Tuesday, April 14, 2009

OnLive

I guess I am jumping on the bandwagon here, but for some reason today I could not stop thinking about how blindingly obvious it is that OnLive is perhaps the least-likely-to-succeed gaming technology idea I have ever seen.

The idea of how the subscription business model would have to work has occupied my brain all day. Like anyone who has ever played a video game over the Internet, I am highly skeptical of it as a technology. I see I don't need to talk about that because Eurogamer eviscerated it already. I am a little late to the party on questioning it's bandwidth assumptions, TheGameReviews also did that already (though I would have a lot more nuanced argument that I may make later).

What I question, is assuming they've magically programmed these two concerns away (and iuf they did, why on earth they're selling a video game equivalent to DiVx instead of making bajillions of dollars selling the technologies to, say Microsoft or Google is unfathomable), what must their pricing model be in order to profit, and is that level sustainable in the marketplace?

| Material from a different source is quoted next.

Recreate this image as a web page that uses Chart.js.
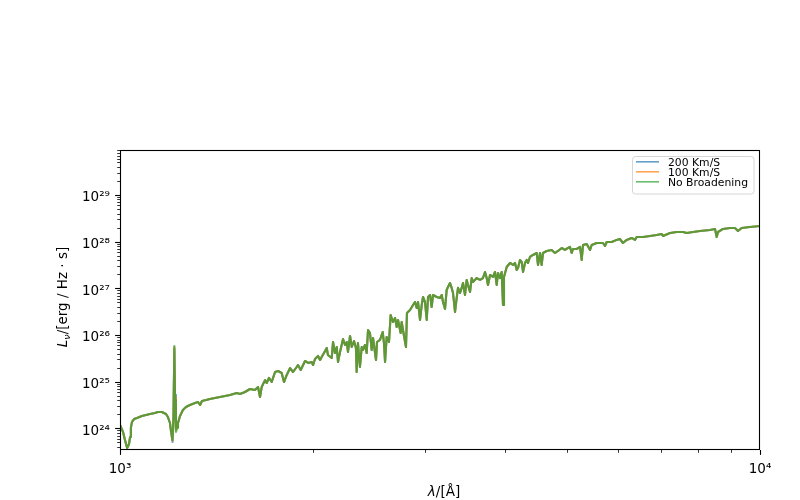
<!DOCTYPE html>
<html lang="en">
<head>
  <meta charset="UTF-8" />
  <title>Spectrum - L_nu vs wavelength</title>
  <style>
    html, body { margin: 0; padding: 0; background: #fff; }
    #chart { display: block; }
  </style>
</head>
<body>
  <canvas id="chart" width="800" height="500"></canvas>

  <script src="https://cdn.jsdelivr.net/npm/chart.js"></script>
  <script>
    // wavelength in Angstrom
    const wavelength = [1000,1011,1018,1026,1033,1037,1040,1044,1052,1063,
      1082,1098,1114,1134,1146,1163,1171,1180,1188,1197,
      1201,1208,1212,1216,1219,1223,1228,1232,1241,1254,
      1268,1286,1310,1324,1334,1343,1363,1382,1407,1433,
      1459,1486,1522,1540,1568,1596,1625,1643,1655,1665,
      1685,1695,1709,1726,1747,1766,1789,1804,1822,1844,
      1864,1888,1897,1916,1946,1967,1993,2003,2017,2039,
      2054,2066,2104,2113,2142,2152,2167,2181,2191,2207,
      2231,2247,2261,2271,2288,2302,2321,2337,2343,2354,
      2371,2386,2397,2414,2429,2441,2458,2473,2485,2512,
      2521,2548,2573,2585,2595,2610,2632,2648,2670,2690,
      2706,2719,2745,2755,2768,2798,2808,2839,2870,2890,
      2908,2922,2943,2961,2975,2996,3015,3029,3051,3069,
      3084,3125,3162,3182,3197,3220,3239,3255,3278,3298,
      3314,3338,3358,3374,3398,3419,3435,3460,3481,3497,
      3523,3544,3561,3609,3652,3691,3718,3741,3758,3786,
      3827,3854,3878,3896,3924,3948,3967,3981,4020,4068,
      4112,4142,4167,4187,4217,4243,4263,4294,4320,4340,
      4371,4419,4478,4499,4532,4559,4581,4642,4726,4783,
      4835,4900,4958,5012,5048,5079,5103,5171,5233,5265,
      5290,5361,5425,5458,5557,5684,5725,5760,5865,5971,
      6040,6108,6190,6302,6378,6417,6564,6732,6896,7021,
      7054,7234,7410,7580,7682,7858,8058,8354,8505,8557,
      8598,8754,8977,9140,9238,9362,9647,10000];

    // L_nu in erg / Hz / s, no broadening
    const lumNoBroadening = [1.18e24,8.33e23,5.62e23,3.78e23,4.61e23,6.51e23,1.02e24,1.37e24,1.58e24,1.66e24,
      1.84e24,1.93e24,2.03e24,2.13e24,2.24e24,2.24e24,2.13e24,2.03e24,1.75e24,1.30e24,
      9.2e23,5.62e23,1.51e24,5.80e25,4.04e24,8.33e23,1.02e24,1.30e24,1.84e24,2.47e24,
      2.86e24,3.16e24,3.49e24,3.66e24,3.16e24,3.85e24,4.04e24,4.25e24,4.46e24,4.69e24,
      4.92e24,5.17e24,5.71e24,5.43e24,6.00e24,6.96e24,6.62e24,7.68e24,4.69e24,7.68e24,
      1.08e25,9.35e24,1.20e25,9.82e24,1.61e25,1.69e25,1.53e25,9.82e24,1.39e25,1.96e25,
      1.61e25,2.06e25,2.27e25,1.78e25,2.77e25,2.51e25,2.64e25,2.27e25,3.06e25,3.55e25,
      2.91e25,3.38e25,5.26e25,3.72e25,3.21e25,7.07e25,4.11e25,5.53e25,2.64e25,4.32e25,
      8.20e25,6.10e25,7.07e25,4.32e25,9.51e25,5.53e25,7.43e25,5.26e25,1.61e25,6.73e25,
      2.06e25,5.53e25,4.77e25,6.10e25,4.11e25,1.28e26,1.10e26,4.77e25,8.62e25,2.91e25,
      7.07e25,7.81e25,1.16e26,6.73e25,2.64e25,9.05e25,7.07e25,2.68e26,1.90e26,2.31e26,
      1.48e26,2.10e26,1.10e26,1.90e26,1.28e26,5.53e25,2.96e26,3.43e26,4.39e26,5.09e26,
      3.79e26,5.09e26,2.10e26,4.39e26,6.52e26,5.09e26,2.10e26,6.52e26,7.19e26,3.98e26,
      7.19e26,6.52e26,6.20e26,7.19e26,5.09e26,3.61e26,9.20e26,1.07e27,1.30e27,1.02e27,
      7.94e26,3.11e26,6.20e26,1.02e27,7.94e26,1.02e27,1.30e27,7.19e26,1.51e27,1.18e27,
      8.34e26,1.66e27,1.37e27,1.66e27,1.51e27,1.66e27,2.24e27,1.66e27,1.18e27,1.93e27,
      1.75e27,2.24e27,1.18e27,2.13e27,1.66e27,2.24e27,4.39e26,1.75e27,2.86e27,3.49e27,
      3.16e27,3.49e27,2.47e27,2.73e27,4.05e27,3.67e27,2.24e27,3.49e27,4.05e27,3.49e27,
      4.69e27,5.18e27,5.71e27,3.16e27,5.71e27,3.16e27,5.71e27,6.31e27,6.63e27,5.71e27,
      6.31e27,7.31e27,6.63e27,7.31e27,7.69e27,5.71e27,6.96e27,6.96e27,7.69e27,4.05e27,
      8.48e27,8.91e27,6.63e27,8.48e27,9.36e27,9.36e27,8.07e27,9.83e27,9.83e27,1.09e28,
      1.14e28,9.36e27,1.09e28,1.20e28,1.09e28,1.26e28,1.26e28,1.32e28,1.39e28,1.46e28,
      1.32e28,1.53e28,1.61e28,1.61e28,1.53e28,1.61e28,1.69e28,1.78e28,1.87e28,1.26e28,
      1.61e28,1.87e28,1.96e28,1.96e28,1.69e28,1.96e28,2.06e28,2.17e28];

    // the broadened spectra only part from the unbroadened one around Ly-alpha
    const lyaWavelength = [1201, 1208, 1212, 1216, 1219, 1223, 1228];
    const lya100 = [9.0e23, 5.4e23, 1.7e24, 5.5e25, 4.6e24, 9.0e23, 1.04e24];
    const lya200 = [8.7e23, 5.1e23, 1.9e24, 5.1e25, 5.2e24, 9.8e23, 1.06e24];

    const seriesLabels = ['200 Km/S', '100 Km/S', 'No Broadening'];
    const seriesColors = ['rgba(31,119,180,0.7)', 'rgba(255,127,14,0.7)', 'rgba(44,160,44,0.7)'];

    const xRange = [1000, 10000];
    const yRange = [3.43e23, 9.2e29];
    const xTickValues = [1000, 10000];
    const xMinorTicks = [2000, 3000, 4000, 5000, 6000, 7000, 8000, 9000];
    const yTickValues = [1e24, 1e25, 1e26, 1e27, 1e28, 1e29];

    const FONT = '"DejaVu Sans", "Liberation Sans", sans-serif';
    const SUP = { '0': '⁰', '1': '¹', '2': '²', '3': '³', '4': '⁴', '5': '⁵', '6': '⁶', '7': '⁷', '8': '⁸', '9': '⁹', '-': '⁻' };

    function powLabel(v) {
      const e = Math.round(Math.log10(v));
      return '10' + String(e).split('').map(c => SUP[c]).join('');
    }

    function buildSeries(lyaValues) {
      const n = Math.min(wavelength.length, lumNoBroadening.length);
      const pts = [];
      for (let i = 0; i < n; i++) {
        const k = lyaValues ? lyaWavelength.indexOf(wavelength[i]) : -1;
        pts.push({ x: wavelength[i], y: k >= 0 ? lyaValues[k] : lumNoBroadening[i] });
      }
      return pts;
    }

    function drawPieces(ctx, pieces, cx, baseline) {
      let total = 0;
      pieces.forEach(p => { ctx.font = p.font; p.w = ctx.measureText(p.text).width; total += p.w; });
      let px = cx - total / 2;
      pieces.forEach(p => {
        ctx.font = p.font;
        ctx.fillText(p.text, px, baseline + (p.dy || 0));
        px += p.w;
      });
    }

    // tick marks, frame, axis titles and legend, matplotlib style
    const decorPlugin = {
      id: 'decor',
      afterDraw(chart) {
        const { ctx, chartArea: a, scales: { x, y } } = chart;
        ctx.save();
        ctx.strokeStyle = '#000';

        function xTick(v, len, w) {
          const p = Math.round(x.getPixelForValue(v)) + 0.5;
          ctx.lineWidth = w;
          ctx.beginPath(); ctx.moveTo(p, a.bottom); ctx.lineTo(p, a.bottom + len); ctx.stroke();
        }
        function yTick(v, len, w) {
          const p = Math.round(y.getPixelForValue(v)) + 0.5;
          ctx.lineWidth = w;
          ctx.beginPath(); ctx.moveTo(a.left, p); ctx.lineTo(a.left - len, p); ctx.stroke();
        }

        xTickValues.forEach(v => xTick(v, 4.9, 1.1));
        xMinorTicks.forEach(v => xTick(v, 2.8, 0.8));
        yTickValues.forEach(v => yTick(v, 4.9, 1.1));
        for (let d = 23; d <= 29; d++) {
          for (let m = 2; m <= 9; m++) {
            const v = m * Math.pow(10, d);
            if (v > yRange[0] && v < yRange[1]) yTick(v, 2.8, 0.8);
          }
        }

        // frame
        ctx.lineWidth = 1.1;
        ctx.strokeRect(Math.round(a.left) + 0.5, Math.round(a.top) + 0.5,
          Math.round(a.right - a.left) - 1, Math.round(a.bottom - a.top) - 1);

        // axis titles
        ctx.fillStyle = '#000';
        ctx.textBaseline = 'alphabetic';
        ctx.textAlign = 'left';
        drawPieces(ctx, [
          { text: 'λ', font: 'italic 13.5px ' + FONT },
          { text: '/[Å]', font: '13.5px ' + FONT }
        ], 444, 496);

        ctx.save();
        ctx.translate(67, 297);
        ctx.rotate(-Math.PI / 2);
        drawPieces(ctx, [
          { text: 'L', font: 'italic 13.5px ' + FONT },
          { text: 'ν', font: 'italic 9.5px ' + FONT, dy: 2.5 },
          { text: '/[erg / Hz · s]', font: '13.5px ' + FONT }
        ], 0, 0);
        ctx.restore();

        // legend
        const lx = 632.5, ly = 156.5, lw = 121.5, lh = 37.5, r = 3;
        ctx.beginPath();
        ctx.moveTo(lx + r, ly);
        ctx.arcTo(lx + lw, ly, lx + lw, ly + lh, r);
        ctx.arcTo(lx + lw, ly + lh, lx, ly + lh, r);
        ctx.arcTo(lx, ly + lh, lx, ly, r);
        ctx.arcTo(lx, ly, lx + lw, ly, r);
        ctx.closePath();
        ctx.fillStyle = 'rgba(255,255,255,0.8)';
        ctx.fill();
        ctx.strokeStyle = '#d6d6d6';
        ctx.lineWidth = 1;
        ctx.stroke();

        ctx.font = '10.8px ' + FONT;
        chart.data.datasets.forEach((ds, i) => {
          const base = 165.7 + i * 10;
          const mid = base - 3.9;
          ctx.strokeStyle = ds.borderColor;
          ctx.lineWidth = 1.6;
          ctx.beginPath(); ctx.moveTo(636, mid); ctx.lineTo(659, mid); ctx.stroke();
          ctx.fillStyle = '#000';
          ctx.fillText(ds.label, 668, base);
        });

        ctx.restore();
      }
    };

    const lyaSets = [lya200, lya100, null];

    new Chart(document.getElementById('chart'), {
      type: 'line',
      data: {
        datasets: seriesLabels.map((label, i) => ({
          label,
          data: buildSeries(lyaSets[i]),
          borderColor: seriesColors[i],
          borderWidth: 2.1,
          borderJoinStyle: 'round',
          pointRadius: 0,
          tension: 0,
          fill: false,
          clip: 0,
          order: seriesLabels.length - i
        }))
      },
      options: {
        responsive: false,
        animation: false,
        devicePixelRatio: 1,
        layout: { padding: { left: 0, right: 40, top: 150, bottom: 0 } },
        plugins: {
          legend: { display: false },
          tooltip: { enabled: false }
        },
        scales: {
          x: {
            type: 'logarithmic',
            min: xRange[0],
            max: xRange[1],
            grid: { display: false, drawTicks: false },
            border: { display: false },
            afterBuildTicks: scale => { scale.ticks = xTickValues.map(v => ({ value: v })); },
            afterFit: scale => { scale.height = 50; },
            ticks: {
              autoSkip: false,
              maxRotation: 0,
              padding: 11,
              color: '#000',
              font: { family: FONT, size: 13.5 },
              callback: v => powLabel(v)
            }
          },
          y: {
            type: 'logarithmic',
            min: yRange[0],
            max: yRange[1],
            grid: { display: false, drawTicks: false },
            border: { display: false },
            afterBuildTicks: scale => { scale.ticks = yTickValues.map(v => ({ value: v })); },
            afterFit: scale => { scale.width = 120; },
            ticks: {
              autoSkip: false,
              padding: 10,
              labelOffset: 3,
              color: '#000',
              font: { family: FONT, size: 13.5 },
              callback: v => powLabel(v)
            }
          }
        }
      },
      plugins: [decorPlugin]
    });
  </script>
</body>
</html>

I thought about it, and came up with a simple-ish equation:

F>[(M*r/Θ)*C]

In this equation:
F= the monthly fees, aside from game purchases.
M = the cost of one hardware machine they need to run a game for one user
r = the ratio of machines to users required, expressed as a decimal.
Θ = the expected lifespan of one of the machines
C = colocation costs per Machine per month

Roughly, let's estimate the numbers as follows in what I assume to be fairly conservative numbers:
M = $1000
r = 0.25 (meaning one machine for every four paying subscribers)
Θ = 18 months
C = $22 (or the equivalent of $700 for a 16-slot rack running 32 CPUs at a fairly inexpensive co-lo facility with enough bandwidth to serve)
That leads us to a monthly subscription cost of at-least $36 to break even on operations. It doesn't service debt, it doesn't pay for marketing, doesn't pay back development costs or the investors much less pay management and overhead.

If I go crazy low I could change the variables to $800, 0.1, 24 and $18, that still puts you at $22/month break-even on operations and assumes they'll have exactly the right facility/hardware spending in place to service their customers.

My high end guess would be $2000, 0.4, 15 and $30, leaving a break even price of $83/month.

Now, maybe their service, despite the aforementioned technological problems, is pretty darned good. What I say, is a new XBox 360 Pro and 2 years of Live! service costs $400, or $16/month, there's no way anyone will pay for OnLive if the cost is much more than that, I don't see how it's possible, I think it's more likely the cost will be at least double that.